O cenário aqui é um bairro habitado por imigrantes pobres no subúrbio de Paris. A violência policial parece escalar, bem como a discriminação e a xenofobia. Um jovem de nome Abdel foi agredido durante uma série de protestos e agora está em coma. Corre risco de vida. Para o judeu Vinz (Vincent Cassel) só parece haver uma solução possível para o caso. Se o amigo morrer, ele terá de matar um policial como contrapartida. Uma coisa meio "olho por olho dente por dente" - como sinalizava o antigo Código de Hamurabi, em sua suposta proporcionalidade nem tão justa. Só que nesse contexto há um problema, que é lembrado pelo boxeador negro Hubert (Hubert Koundé), um sujeito que aparenta ser mais pacífico, a despeito de sua academia de pugilismo ter sido totalmente destruída durante os tumultos: "o ódio só gera mais ódio". Com um agravante: como minorias, eles estão na ponta mais fraca. Com tudo piorando com o avanço nem tão sutil de uma extrema direita violenta e preconceituosa que, na produção, é simbolizada por Jean-Marie Le Pen. Era os anos 90, afinal. Turbulentos como só.

 


Aliás, o racismo institucional e o discurso xenofóbico estão por toda a parte - e, nesse sentido, não deixa de impressionar o quão atual a obra segue, em tempos de crises imigratórias, de trumpismo e de células nazistas proliferando mundo afora. Em uma sequência, por exemplo, Vinz e Hubert, acompanhados do inseparável Saiïd (Saïd Taghmaoui) - um árabe meio da pá virada que completa o trio que vara uma madrugada intensa, frenética e imparável, desde a hospitalização de Abdel -, tenta entrar em uma espécie de festa de luxo. Mais do que isso, tentam conversar com algumas mulheres, mas sem muito sucesso. É só mais um motivo para que a intolerância e a raiva eclodam, com uma das jovens desprezando o trio de forma categoria, comentando algo tipo "por isso ninguém gosta de se aproximar de pessoas como vocês". Há outras partes da cidade em que esses jovens tão marginalizados quanto vulneráveis não são bem-vindos. No hospital, no mercadinho, mesmo num churrasco no terraço de um prédio abandonado.

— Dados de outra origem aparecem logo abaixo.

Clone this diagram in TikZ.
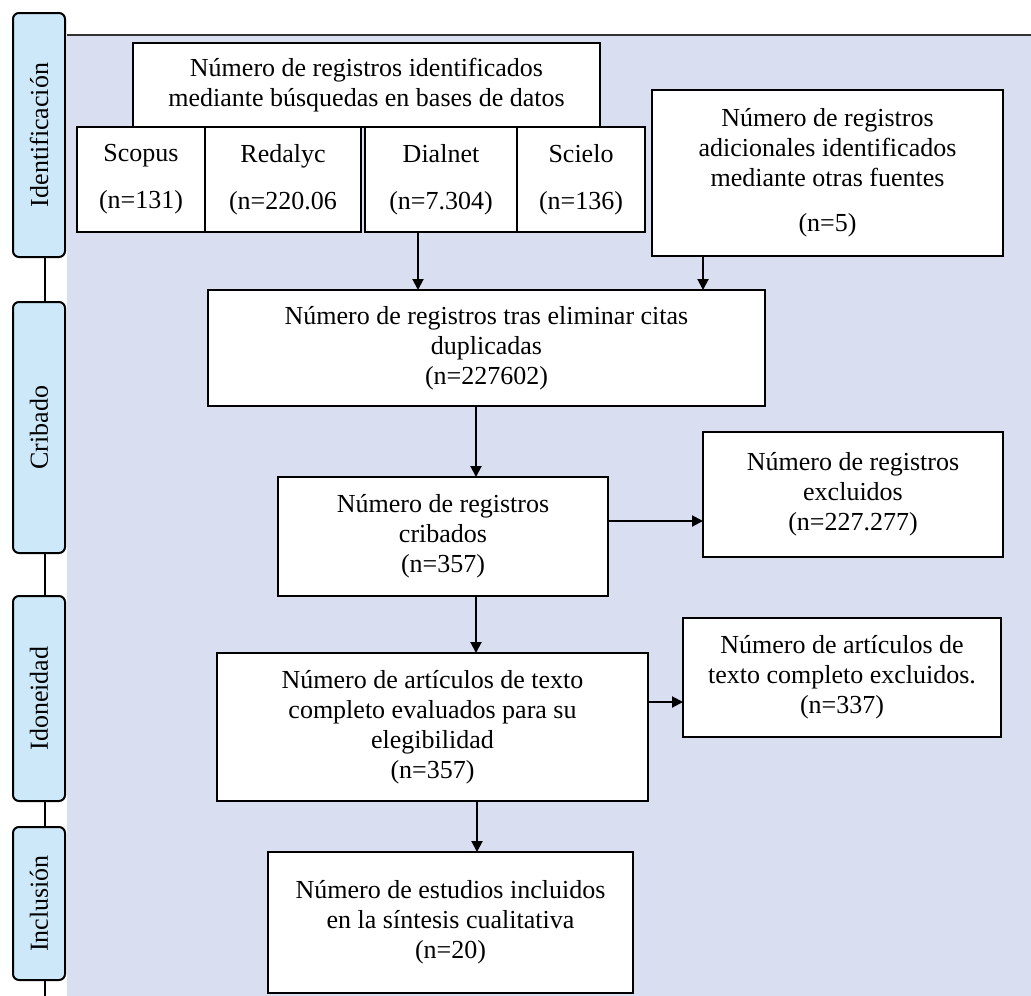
\documentclass[tikz,border=0pt]{standalone}
\usepackage{fontspec}
\setmainfont{Liberation Serif}
\usetikzlibrary{positioning,arrows.meta}
\definecolor{fondo}{RGB}{217,223,241}
\definecolor{azulfase}{RGB}{205,233,249}

\begin{document}
\begin{tikzpicture}[x=1pt,y=-1pt,
		caja/.style={draw,fill=white,line width=2pt,inner sep=0pt,outer sep=0pt,align=center,font=\fontsize{26}{30}\selectfont},
		etapa/.style={draw,fill=azulfase,line width=2pt,rounded corners=6pt,minimum width=52pt,inner sep=0pt,font=\fontsize{26}{30}\selectfont},
		flecha/.style={line width=2pt,-{Triangle[width=11pt,length=11pt]}}]
		\useasboundingbox (0,0) rectangle (1031,996);
		\fill[fondo] (67,35) rectangle (1031,996);
		\draw[line width=2pt,black!80] (67,35) -- (1031,35);

		\node[etapa,minimum height=244pt]	(identif)	at (39,135)		{\rotatebox{90}{Identificación}};
		\node[etapa,minimum height=251pt]	(cribado)	at (39,427.5)	{\rotatebox{90}{Cribado}};
		\node[etapa,minimum height=205pt]	(idoneidad)	at (39,698.5)	{\rotatebox{90}{Idoneidad}};
		\node[etapa,minimum height=153pt]	(inclusion)	at (39,903.5)	{\rotatebox{90}{Inclusión}};
		\coordinate (fin) at (45,996);

		\draw[line width=2pt] ([xshift=6pt]identif.south) -- ([xshift=6pt]cribado.north);
		\draw[line width=2pt] ([xshift=6pt]cribado.south) -- ([xshift=6pt]idoneidad.north);
		\draw[line width=2pt] ([xshift=6pt]idoneidad.south) -- ([xshift=6pt]inclusion.north);
		\draw[line width=2pt] ([xshift=6pt]inclusion.south) -- (fin);

		\node[caja,minimum width=467pt,minimum height=84pt]	(bases)	at (366.5,85)	{Número de registros identificados\\mediante búsquedas en bases de datos};
		\node[caja,minimum width=128pt,minimum height=105pt]	(scopus)	at (141,179.5)	{Scopus\\[17pt](n=131)};
		\node[caja,minimum width=156pt,minimum height=105pt,right=0pt of scopus]	(redalyc)	{Redalyc\\[17pt](n=220.06};
		\node[caja,minimum width=152pt,minimum height=105pt,right=4pt of redalyc]	(dialnet)	{Dialnet\\[17pt](n=7.304)};
		\node[caja,minimum width=128pt,minimum height=105pt,right=0pt of dialnet]	(scielo)	{Scielo\\[17pt](n=136)};
		\node[caja,minimum width=351pt,minimum height=166pt]	(adicionales)	at (827.5,173)	{Número de registros\\adicionales identificados\\mediante otras fuentes\\[15pt](n=5)};
		\node[caja,minimum width=557pt,minimum height=116pt]	(duplicados)	at (486.5,348)	{Número de registros tras eliminar citas\\duplicadas\\(n=227602)};
		\node[caja,minimum width=330pt,minimum height=119pt]	(cribados)	at (443,536.5)	{Número de registros\\cribados\\(n=357)};
		\node[caja,minimum width=300pt,minimum height=125pt]	(excluidos)	at (853,494.5)	{Número de registros\\excluidos\\(n=227.277)};
		\node[caja,minimum width=431pt,minimum height=148pt]	(elegibles)	at (432.5,727)	{Número de artículos de texto\\completo evaluados para su\\elegibilidad\\(n=357)};
		\node[caja,minimum width=318pt,minimum height=119pt]	(excluidostexto)	at (842,677.5)	{Número de artículos de\\texto completo excluidos.\\(n=337)};
		\node[caja,minimum width=365pt,minimum height=141pt]	(incluidos)	at (450.5,922.5)	{Número de estudios incluidos\\en la síntesis cualitativa\\(n=20)};

		\draw[flecha] ([xshift=-23pt]dialnet.south) -- ([xshift=-23pt]dialnet.south |- duplicados.north);
		\draw[flecha] ([xshift=-124.5pt]adicionales.south) -- ([xshift=-124.5pt]adicionales.south |- duplicados.north);
		\draw[flecha] ([xshift=-10.5pt]duplicados.south) -- ([xshift=-10.5pt]duplicados.south |- cribados.north);
		\draw[flecha] ([yshift=15.5pt]cribados.east) -- ([yshift=15.5pt]cribados.east -| excluidos.west);
		\draw[flecha] ([xshift=33pt]cribados.south) -- ([xshift=33pt]cribados.south |- elegibles.north);
		\draw[flecha] ([yshift=25pt]elegibles.east) -- ([yshift=25pt]elegibles.east -| excluidostexto.west);
		\draw[flecha] ([xshift=44.5pt]elegibles.south) -- ([xshift=44.5pt]elegibles.south |- incluidos.north);
	\end{tikzpicture}
\end{document}
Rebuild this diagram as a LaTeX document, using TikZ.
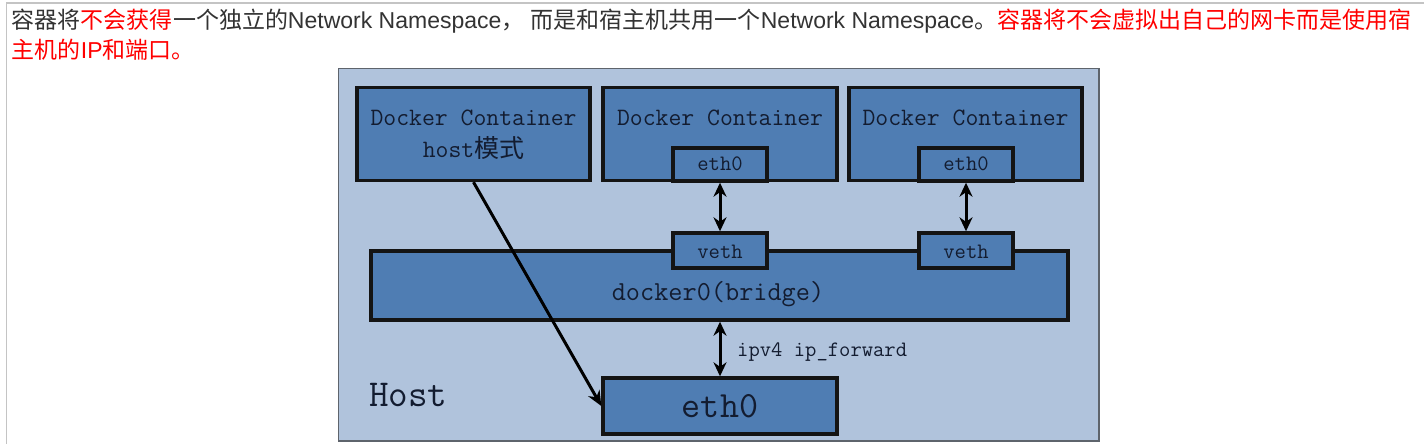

É tudo dolorido, com a sensação de desalento sendo ampliada pela fotografia em preto e branco, que torna aquele ambiente essencialmente urbano, caótico e cinza em um espaço apenas de existência - e, vá lá, resistência. Sem muita perspectiva para quem não se sente parte de uma Pátria. Kassovitz - que seria premiado como melhor diretor no Festival de Cannes -, alguém que participou de protestos na juventude, utiliza a experiência pessoal partindo ainda de histórias reais, como a do jovem zairense Makomé M'Bowolé, que foi morto por um tiro à queima-roupa, supostamente acidental, disparado por um policial. Isto após já estar rendido. Claro que o espírito ágil e efervescente do filme reserva um sem fim de instantes mais divertidos, pautados pela cultura hip hop - com suas roupas, danças, grafites e músicas -, por discussões e debates cheios de significados - aliás, mais um mérito do ótimo roteiro -, e skinheads sendo espancados. Ousado, verdadeiro, fervilhante e cativante.